When dads (don't) take leave...
While 95% of dads in Australia take short periods of leave as a secondary carer for their child, few dads take more than 10 days. According to the Australian Bureau of Statistics, only 5% of dads take longer paid or unpaid parental leave as the primary carer of their child.
At a time when dual income families are the norm, women are increasingly supported back into the workforce and family compositions are changing – this seems incredibly low. It's time to look at whether corporate and workplace policies are keeping pace with the rate of change in society.
Given the dire state of maternity (let alone paternity) leave in other countries like the United States, it would be easy to presume that the state of Australia’s parental leave is fairly progressive in comparison to the rest of the world. But how do our leave benefits, particularly for dads, actually stack up? The reality is not as rosy as you may have thought.
In 2016 only 12.9% of all organisations had a strategy aimed at supporting employees with family or caring responsibilities, highlighting the extent to which organisations in Australia are underprepared for supporting families.
In the most recent update to the OECD Family Database, Australia ranked 19th in terms of government parental leave systems across OECD and EU countries. This summary compared the total weeks of father-specific leave (combining paternity leave, parental leave and home care leave) available to fathers during the first three years of the child’s life.
Australian fathers on average are paid for the equivalent of 4 days of parental leave during this period. In Korea the average for father is 17.2 weeks full pay; Japan is 30.4 weeks full pay; and France is 5.6 weeks full pay.
The Australian government defines a ‘primary carer’ as the person who:
‘...most meets the child's needs, including feeding, dressing, bathing and otherwise supervising the child in an age-appropriate manner. For a baby particularly, this role normally requires intensive physical involvement on an ongoing basis.’
The Australian Government offers 18 weeks paid leave for primary carers at the national minimum wage, but only 9.4% of organisations in Australia offer to pay the difference in order to top up their employee’s pay to their full pay. In a country with one of the highest personal debt ratios in the world, this immediately creates an economic barrier for both men and women who would otherwise take advantage of the policy.

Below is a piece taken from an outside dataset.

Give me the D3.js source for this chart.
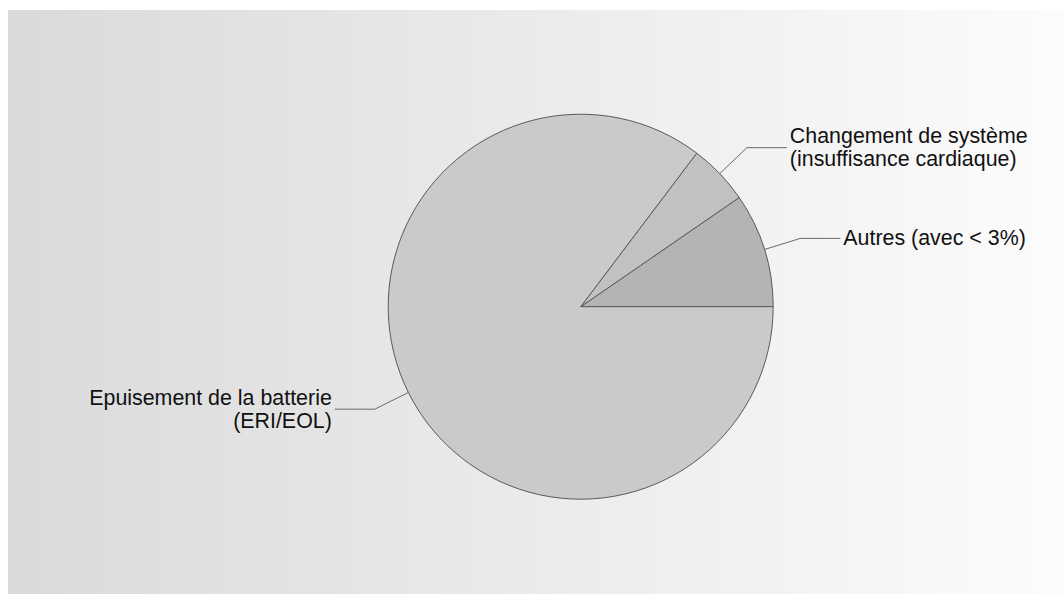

The Workplace Gender Equality Agency (WGEA) finds 50% of organisations in Australia currently provide paid primary carers leave. The average amount of leave offered by these organisations is 10 weeks, and in many organisations it is either offered only to women or there is still significant cultural bias against men using the policies. This not only limits the options for the increasing number of men who need to play a primary carer role, it also continues to perpetuate biases towards women being the main gender likely to take long career breaks to care for children.